4 Oca 2012

Bugün Yemek de Ne Var Sorusunu Sorduğum Günler….



Meğer ne mutluymuşum, annem düşünürdü o zamanlarda evdeki aç karınları günde üç öğün doyurmayı, bir de karşılığında şikayet olmasın diye çeşitlendirmeler, farklılıklar, seçenekler sunmaya gayret ederdi, bu arada evinin bütçesini de kollamak zorundaydı ister istemez.

Kaç yıldır ben bu soruyu soran değil sorulan yerindeyim, bu gün yemek de ne var akşama ne yiyeceğiz, meğer anneciğim ne zorluklar çekermiş onun o güzel öpülesi elleriyle bizlere hazırladığı çeşitlemeleri hiç düşünmezdik nasıl soframıza geliyor diye.

Dolmaları sarmaları bir hammada siler süpürür, lahana, karnabahar ,ıspanak türü sebzeler olunca da  isyan bayrağını çekerdik, annem de babamda bize uzun uzun onların faydalarını anlatırlardı ama biz yine de patates tava eşliğinde ızgara köfteyi pırasa yemeğine tercih ederdik.

Ağabeyimle benim gönlümüz hoş olsun diye sık sık kurabiye yapardı annem, evlerde fırın yoktu, mahalle fırınlarına tepsilerle taşınırdı o güzel kokulu kurabiyeler, ben gönüllü olurdum pişirildikten sonra alıp eve getirmeye, genelde dayanamaz erken gittiğim fırında fırıncının asık suratlı daha pişmedi diyen yüzüyle karşılaşırdım.

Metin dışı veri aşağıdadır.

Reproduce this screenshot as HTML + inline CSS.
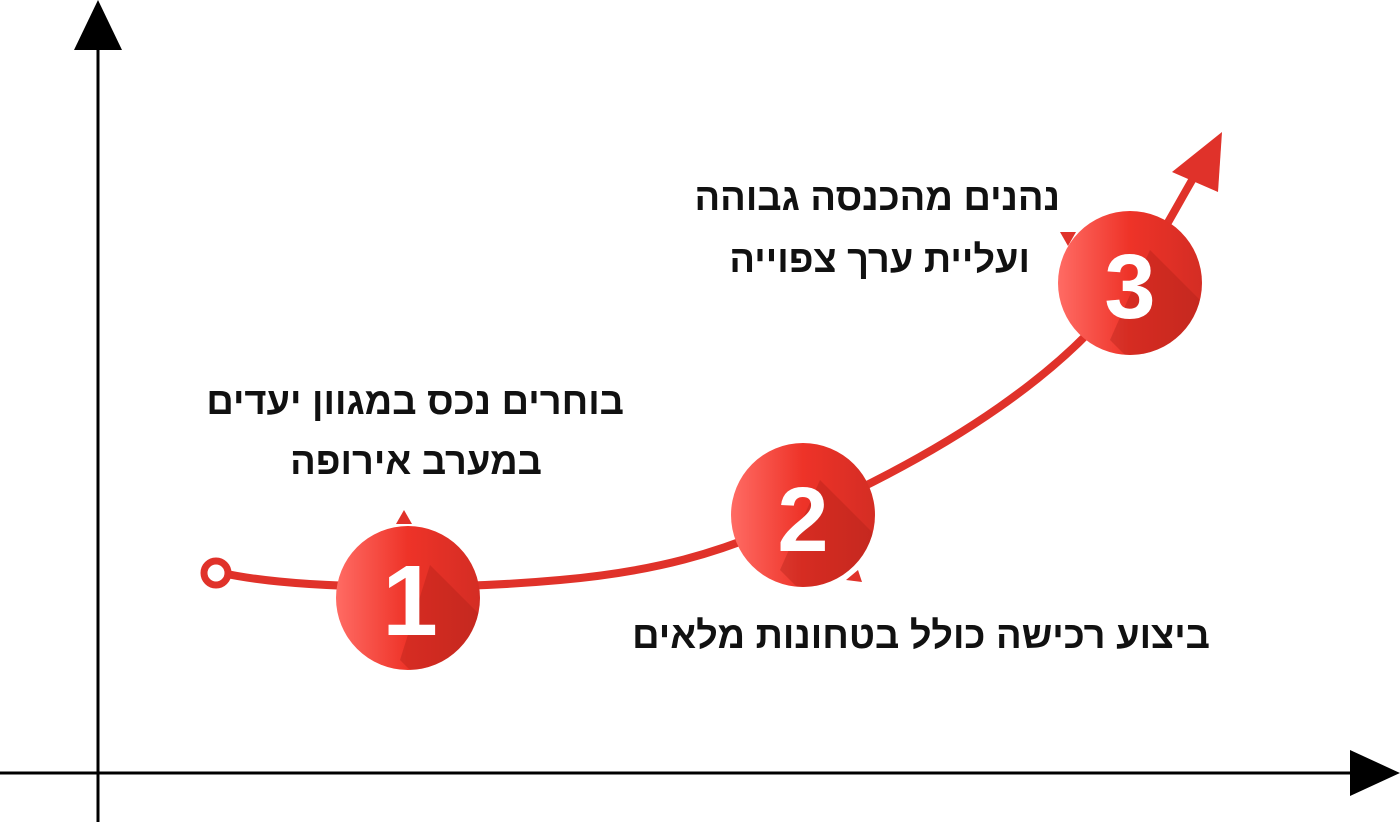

Ama bir daha ki bir daha ki seferlerde de akıllanmaz, yine vaktinden önce giderdim tepsiyi almaya, bazen  oturur orada bekler sıcak sıcak ellerim kollarım yana yana getirirdim eve. Sıcacıkken fazlada değil, bir iki tane yer, sonraki günlerde bayatladığı gerekçesi ile yeni tepsinin yapılmasını beklerdim, öncekiler çoğunlukla bahçemizdeki kediciklere köpeğimiz Konta giderdi.

Güzel günlerdi güzel. Böyle hemen her evde bahçelerde barınan canlara verilecek  sofralardan ayrılan bir şeyler mutlaka olurdu. Nerde şimdiki gibi kuru mama filan , sofradaki ayrılanların dışında sevenleri kediciklerini ciğercilerden payla köpeklerini de kasaplardan aldıkları kemikle beslerlerdi.

Bütçeler fakir amma gönüller zengindi. Dedim ya güzel günlerdi güzel.

Şimdi yine var mahalle aralarında kara taş fırınlar odun ateşinde pişen ekmekler, kadınlar yine arada özelliklede bayramlarda tepsilerini götürüyor oralara, yalnız nedense hiç eskisince kokmuyor ne kurabiyeler ne de ekmekler!

Tohumları değiştirildi deniliyor, buğdayların, bizim değilmiş artık tohumlar, dışarıdan alıyormuşuz onları da. Allah Allah! Gel de şaşma, çok ürün ve kısa sürede alınması uğruna yani rant uğruna o güzelim kokulardan vaz mı geçtik şimdi biz  gel de şaşma.

Her şeylerimiz dışa bağımlı oldu, kediler köpekler bile yurtdışından ithal. Karabaşlar çomarlar yok artık ya da varda barınaklarda, sokaklarda ittirme de kaktırmada. Yerine pet shoplardan milyonlara alınan cinsler. Ama bir de gün geliyor bakıyorsunuz onlarda aynen yerli cins ırklar gibi, yine sokaklarda barınaklarda.

Yok yok kalmadı dünyanın bir tadı tuzu, babamın her akşam gümüş kadehinden içtiği rakının da kokusu yok artık, bizim tekelimizin ürünüydü, özenirdim, bir şey zannederdim öylesine keyifli içerdi ki! Özel sofra, özel yemekler olurdu annemin titizle özene bezene hazırladığı.  Sonra içtimiydi kimseler ona karşı hiç ses çıkaramazdı o iyi bilir o en doğruyu söylerdi. Turfandalıklar illa ki sofra da bulunur,bol sarımsaklı cacıktaki salatalık mis gibi kokardı. Yaz akşamları arka bahçeye bakan mutfağımızın neşesi mutluluğu kedilerimiz duman kibar köpeğimiz lassiyle perçinlenirdi.

O çok uzaklarda kalan zamanlarda ben anneme bugün yemek de ne var diye sorardım.